So notorious were they for smash and grab getaways, that an innocent Mk2 driver loitering in the vicinity of the National Westminster might well be moved along by a Bobby. Naturally, Mk2s were in reserve at the 1963 Great Train Robbery. One sixties gangster even recalls that his (stolen) Mk2 was itself “borrowed” by
another robber, preparing a job.
Mk2s were cropping up regularly on Shaw Taylor’s Police Five reconstructions, and were cast in television crime dramas and films incessantly.
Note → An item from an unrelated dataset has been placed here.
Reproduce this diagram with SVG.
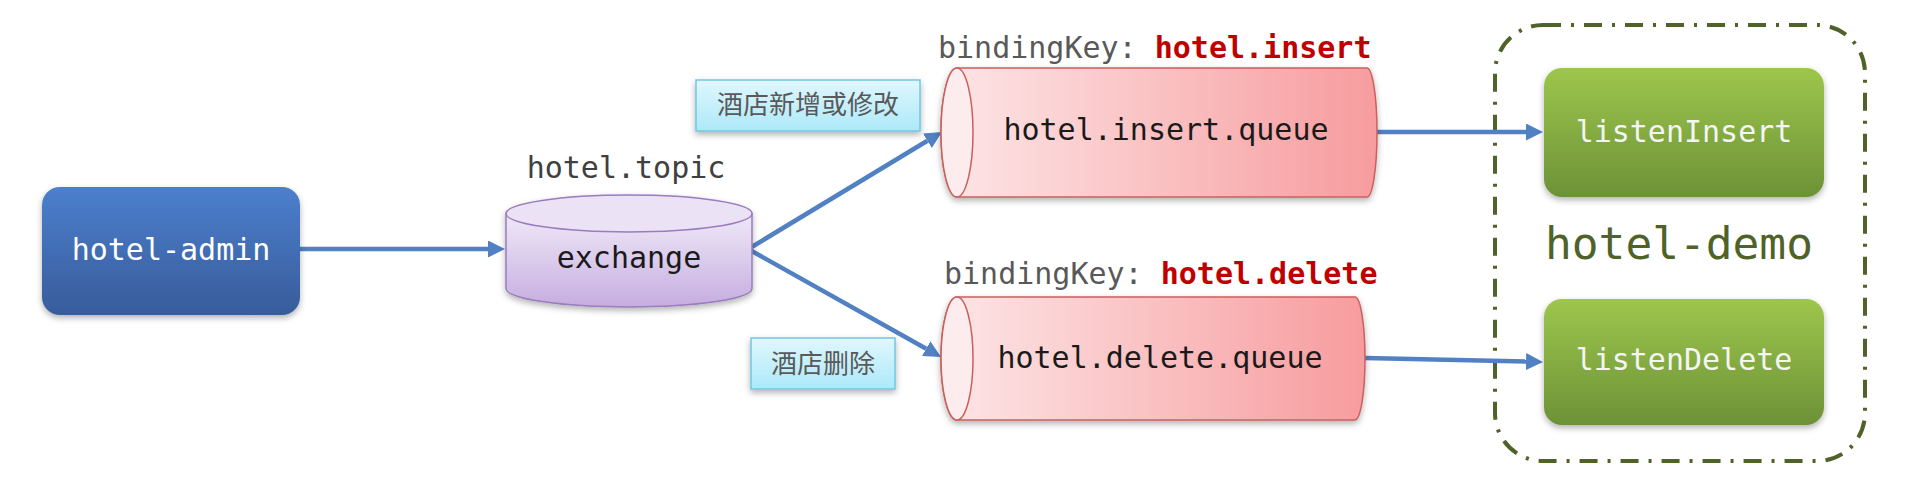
<svg xmlns="http://www.w3.org/2000/svg" width="1909" height="477" viewBox="0 0 1909 477">
<defs>
<linearGradient id="gBlue" x1="0" y1="0" x2="0" y2="1"><stop offset="0" stop-color="#4c7fcd"/><stop offset="1" stop-color="#385c9b"/></linearGradient>
<linearGradient id="gPurple" x1="0" y1="0" x2="0" y2="1"><stop offset="0" stop-color="#efe9f7"/><stop offset="1" stop-color="#c6ade0"/></linearGradient>
<linearGradient id="gRed" x1="0" y1="0" x2="1" y2="0"><stop offset="0" stop-color="#fde6e7"/><stop offset="1" stop-color="#f79c9e"/></linearGradient>
<linearGradient id="gGreen" x1="0" y1="0" x2="0" y2="1"><stop offset="0" stop-color="#9dc64c"/><stop offset="1" stop-color="#6c9237"/></linearGradient>
<linearGradient id="gCyan" x1="0" y1="0" x2="0" y2="1"><stop offset="0" stop-color="#e0f7fd"/><stop offset="1" stop-color="#ace9f9"/></linearGradient>
<filter id="sh" x="-10%" y="-10%" width="120%" height="130%"><feDropShadow dx="0" dy="3" stdDeviation="3" flood-color="#000" flood-opacity="0.3"/></filter>
<marker id="ah" markerUnits="userSpaceOnUse" markerWidth="18" markerHeight="18" refX="0" refY="8.5" orient="auto"><path d="M0,0 L17,8.5 L0,17 Z" fill="#5181c3"/></marker>
<style>
.mono{font-family:"DejaVu Sans Mono","Liberation Mono",monospace;font-size:30px;}
.cn{font-family:"Noto Sans CJK SC",sans-serif;font-size:26px;fill:#595959;}
.conn{stroke:#5181c3;stroke-width:4.5;fill:none;marker-end:url(#ah);}
.qbody{fill:url(#gRed);stroke:#c9605d;stroke-width:1.5;}
.qend{fill:#fdeced;stroke:#c9605d;stroke-width:1.5;}
.green{fill:url(#gGreen);}
.lbl{fill:url(#gCyan);stroke:#72c7e0;stroke-width:1.5;}
</style>
</defs>
<rect width="1909" height="477" fill="#ffffff"/>

<g id="hotel-demo-group">
<rect x="1495" y="25" width="370" height="436" rx="48" fill="none" stroke="#4f6228" stroke-width="4" stroke-dasharray="18 10 3 10"/>
<text class="mono" x="1679" y="259" text-anchor="middle" style="font-size:44.5px" fill="#4f6228">hotel-demo</text>
</g>

<g id="connectors">
<line class="conn" x1="300" y1="249" x2="488" y2="249"/>
<line class="conn" x1="750" y1="248" x2="927.4" y2="140.8"/>
<line class="conn" x1="750" y1="250" x2="926.2" y2="348.7"/>
<line class="conn" x1="1377" y1="132" x2="1526" y2="132"/>
<line class="conn" x1="1365" y1="358" x2="1526" y2="361.6"/>
</g>

<g id="hotel-admin">
<rect x="42" y="187" width="258" height="128" rx="18" fill="url(#gBlue)" filter="url(#sh)"/>
<text class="mono" x="171" y="260" text-anchor="middle" fill="#ffffff">hotel-admin</text>
</g>

<g id="exchange">
<text class="mono" x="626" y="178" text-anchor="middle" fill="#404040">hotel.topic</text>
<g filter="url(#sh)">
<path d="M506,213.5 L506,288.5 A123,18.5 0 0 0 752,288.5 L752,213.5 Z" fill="url(#gPurple)" stroke="#9a7bbf" stroke-width="1.5"/>
<ellipse cx="629" cy="213.5" rx="123" ry="18.5" fill="#ebe3f5" stroke="#9a7bbf" stroke-width="1.5"/>
</g>
<text class="mono" x="629" y="268" text-anchor="middle" fill="#1a1a1a">exchange</text>
</g>

<g id="label-insert">
<rect class="lbl" x="696" y="80" width="224" height="51" filter="url(#sh)"/>
<text class="cn" x="808" y="114" text-anchor="middle">酒店新增或修改</text>
</g>

<g id="label-delete">
<rect class="lbl" x="751" y="338" width="144" height="51" filter="url(#sh)"/>
<text class="cn" x="823" y="373" text-anchor="middle">酒店删除</text>
</g>

<g id="insert-queue">
<text class="mono" x="938" y="58" fill="#595959">bindingKey: <tspan font-weight="bold" fill="#c00000">hotel.insert</tspan></text>
<g filter="url(#sh)">
<path class="qbody" d="M957,68 L1367,68 A10,64.5 0 0 1 1367,197 L957,197 A16,64.5 0 0 1 957,68 Z"/>
<ellipse class="qend" cx="957" cy="132.5" rx="16" ry="64.5"/>
</g>
<text class="mono" x="1166" y="140" text-anchor="middle" fill="#1a1a1a">hotel.insert.queue</text>
</g>

<g id="delete-queue">
<text class="mono" x="944" y="284" fill="#595959">bindingKey: <tspan font-weight="bold" fill="#c00000">hotel.delete</tspan></text>
<g filter="url(#sh)">
<path class="qbody" d="M957,297 L1355,297 A10,61.5 0 0 1 1355,420 L957,420 A16,61.5 0 0 1 957,297 Z"/>
<ellipse class="qend" cx="957" cy="358.5" rx="16" ry="61.5"/>
</g>
<text class="mono" x="1160" y="368" text-anchor="middle" fill="#1a1a1a">hotel.delete.queue</text>
</g>

<g id="listenInsert">
<rect class="green" x="1544" y="68" width="280" height="129" rx="18" filter="url(#sh)"/>
<text class="mono" x="1684" y="142" text-anchor="middle" fill="#f4f4f4">listenInsert</text>
</g>

<g id="listenDelete">
<rect class="green" x="1544" y="299" width="280" height="126" rx="18" filter="url(#sh)"/>
<text class="mono" x="1684" y="370" text-anchor="middle" fill="#f4f4f4">listenDelete</text>
</g>
</svg>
Dramatic footage of a white Jag plunging off a cliff to its sorry fate (actually shot at Dorking quarry) was recycled for episodes of The Saint, Randall and Hopkirk (Deceased) and The Baron, so villains were chased in a white Mk 2 for the build- up.
Thugs failed to “Get Carter” in their Mk2, losing a door in the process, and police pursuit of a grey Mk2 in the 1967 film Robbery is one of the legendary car chases. ‘B’ movie-maker
Butchers even retained a grey Mk2 to star time and again in the role of a spiv or robbers’ motor.
This image did not harm sales as customers buying five-star motoring for a three-star price could hardly grumble about the career opportunities being pursued by some fellow owners. Anyway, Jaguar also offered an upper crust Daimler version with a V8 engine from 1961, and introduced more refined variations, such as the S Type and 420 in 1963 and 1966 respectively.